▸ Exercise:
No images are to be carried over; print all other material exactly as it stands.

— START OF Given information —

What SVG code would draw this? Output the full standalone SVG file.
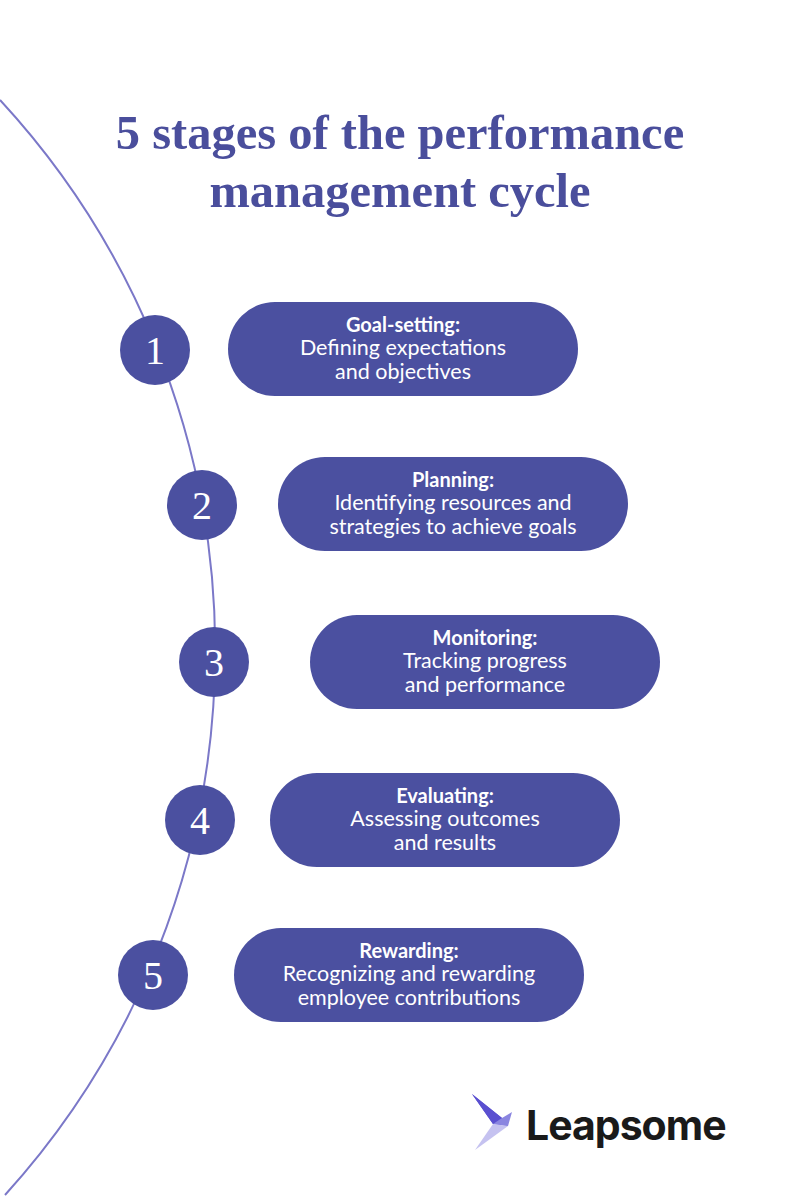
<svg xmlns="http://www.w3.org/2000/svg" width="800" height="1200" viewBox="0 0 800 1200">
<style>
.pill{fill:#4b50a0}
.num{fill:#4b50a0}
.nt{font-family:"Liberation Serif",serif;font-size:40px;fill:#fff;text-anchor:middle}
.h{font-family:Lato,"Open Sans",sans-serif;font-weight:bold;font-size:20px;fill:#fff;text-anchor:middle}
.b{font-family:Lato,"Open Sans",sans-serif;font-size:21.5px;fill:#fff;text-anchor:middle}
.title{font-family:"Liberation Serif",serif;font-weight:bold;font-size:48.5px;fill:#4a4e9c;text-anchor:middle}
</style>
<rect width="800" height="1200" fill="#fff"/>
<text class="title" x="400" y="149">5 stages of the performance</text>
<text class="title" x="400" y="207">management cycle</text>
<g id="connectors"><path d="M0,100 A811,811 0 0 1 5,1195" fill="none" stroke="#7b78c8" stroke-width="2"/></g>
<g id="n1"><circle class="num" cx="155" cy="350" r="35"/><text class="nt" x="155" y="364">1</text>
<rect class="pill" x="228" y="302" width="350" height="94" rx="47"/>
<text class="h" x="403" y="332">Goal-setting:</text><text class="b" x="403" y="355">Defining expectations</text><text class="b" x="403" y="379">and objectives</text></g>
<g id="n2"><circle class="num" cx="202" cy="505" r="35"/><text class="nt" x="202" y="519">2</text>
<rect class="pill" x="278" y="457" width="350" height="94" rx="47"/>
<text class="h" x="453" y="487">Planning:</text><text class="b" x="453" y="510">Identifying resources and</text><text class="b" x="453" y="534">strategies to achieve goals</text></g>
<g id="n3"><circle class="num" cx="214" cy="662" r="35"/><text class="nt" x="214" y="676">3</text>
<rect class="pill" x="310" y="615" width="350" height="94" rx="47"/>
<text class="h" x="485" y="645">Monitoring:</text><text class="b" x="485" y="668">Tracking progress</text><text class="b" x="485" y="692">and performance</text></g>
<g id="n4"><circle class="num" cx="200" cy="820" r="35"/><text class="nt" x="200" y="834">4</text>
<rect class="pill" x="270" y="773" width="350" height="94" rx="47"/>
<text class="h" x="445" y="803">Evaluating:</text><text class="b" x="445" y="826">Assessing outcomes</text><text class="b" x="445" y="850">and results</text></g>
<g id="n5"><circle class="num" cx="153" cy="975" r="35"/><text class="nt" x="153" y="989">5</text>
<rect class="pill" x="234" y="928" width="350" height="94" rx="47"/>
<text class="h" x="409" y="958">Rewarding:</text><text class="b" x="409" y="981">Recognizing and rewarding</text><text class="b" x="409" y="1005">employee contributions</text></g>
<g id="logo">
<polygon points="472,1094 502,1118 493,1124" fill="#5a4fd0"/>
<polygon points="472,1094 493,1124 508,1126 502,1118" fill="#5a4fd0"/>
<polygon points="493,1124 508,1126 512,1112 502,1118" fill="#8a85e0"/>
<polygon points="493,1124 508,1126 475,1150" fill="#c5c2f0"/>
<text x="526" y="1140" font-family="Inter,'Liberation Sans',sans-serif" font-weight="bold" font-size="41" fill="#1a1a1a" letter-spacing="-1">Leapsome</text>
</g>
</svg>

— END OF Given information —

▸ Written response:
What SVG code would draw this? Output the full standalone SVG file.
<svg xmlns="http://www.w3.org/2000/svg" width="800" height="1200" viewBox="0 0 800 1200">
<style>
.pill{fill:#4b50a0}
.num{fill:#4b50a0}
.nt{font-family:"Liberation Serif",serif;font-size:40px;fill:#fff;text-anchor:middle}
.h{font-family:Lato,"Open Sans",sans-serif;font-weight:bold;font-size:20px;fill:#fff;text-anchor:middle}
.b{font-family:Lato,"Open Sans",sans-serif;font-size:21.5px;fill:#fff;text-anchor:middle}
.title{font-family:"Liberation Serif",serif;font-weight:bold;font-size:48.5px;fill:#4a4e9c;text-anchor:middle}
</style>
<rect width="800" height="1200" fill="#fff"/>
<text class="title" x="400" y="149">5 stages of the performance</text>
<text class="title" x="400" y="207">management cycle</text>
<g id="connectors"><path d="M0,100 A811,811 0 0 1 5,1195" fill="none" stroke="#7b78c8" stroke-width="2"/></g>
<g id="n1"><circle class="num" cx="155" cy="350" r="35"/><text class="nt" x="155" y="364">1</text>
<rect class="pill" x="228" y="302" width="350" height="94" rx="47"/>
<text class="h" x="403" y="332">Goal-setting:</text><text class="b" x="403" y="355">Defining expectations</text><text class="b" x="403" y="379">and objectives</text></g>
<g id="n2"><circle class="num" cx="202" cy="505" r="35"/><text class="nt" x="202" y="519">2</text>
<rect class="pill" x="278" y="457" width="350" height="94" rx="47"/>
<text class="h" x="453" y="487">Planning:</text><text class="b" x="453" y="510">Identifying resources and</text><text class="b" x="453" y="534">strategies to achieve goals</text></g>
<g id="n3"><circle class="num" cx="214" cy="662" r="35"/><text class="nt" x="214" y="676">3</text>
<rect class="pill" x="310" y="615" width="350" height="94" rx="47"/>
<text class="h" x="485" y="645">Monitoring:</text><text class="b" x="485" y="668">Tracking progress</text><text class="b" x="485" y="692">and performance</text></g>
<g id="n4"><circle class="num" cx="200" cy="820" r="35"/><text class="nt" x="200" y="834">4</text>
<rect class="pill" x="270" y="773" width="350" height="94" rx="47"/>
<text class="h" x="445" y="803">Evaluating:</text><text class="b" x="445" y="826">Assessing outcomes</text><text class="b" x="445" y="850">and results</text></g>
<g id="n5"><circle class="num" cx="153" cy="975" r="35"/><text class="nt" x="153" y="989">5</text>
<rect class="pill" x="234" y="928" width="350" height="94" rx="47"/>
<text class="h" x="409" y="958">Rewarding:</text><text class="b" x="409" y="981">Recognizing and rewarding</text><text class="b" x="409" y="1005">employee contributions</text></g>
<g id="logo">
<polygon points="472,1094 502,1118 493,1124" fill="#5a4fd0"/>
<polygon points="472,1094 493,1124 508,1126 502,1118" fill="#5a4fd0"/>
<polygon points="493,1124 508,1126 512,1112 502,1118" fill="#8a85e0"/>
<polygon points="493,1124 508,1126 475,1150" fill="#c5c2f0"/>
<text x="526" y="1140" font-family="Inter,'Liberation Sans',sans-serif" font-weight="bold" font-size="41" fill="#1a1a1a" letter-spacing="-1">Leapsome</text>
</g>
</svg>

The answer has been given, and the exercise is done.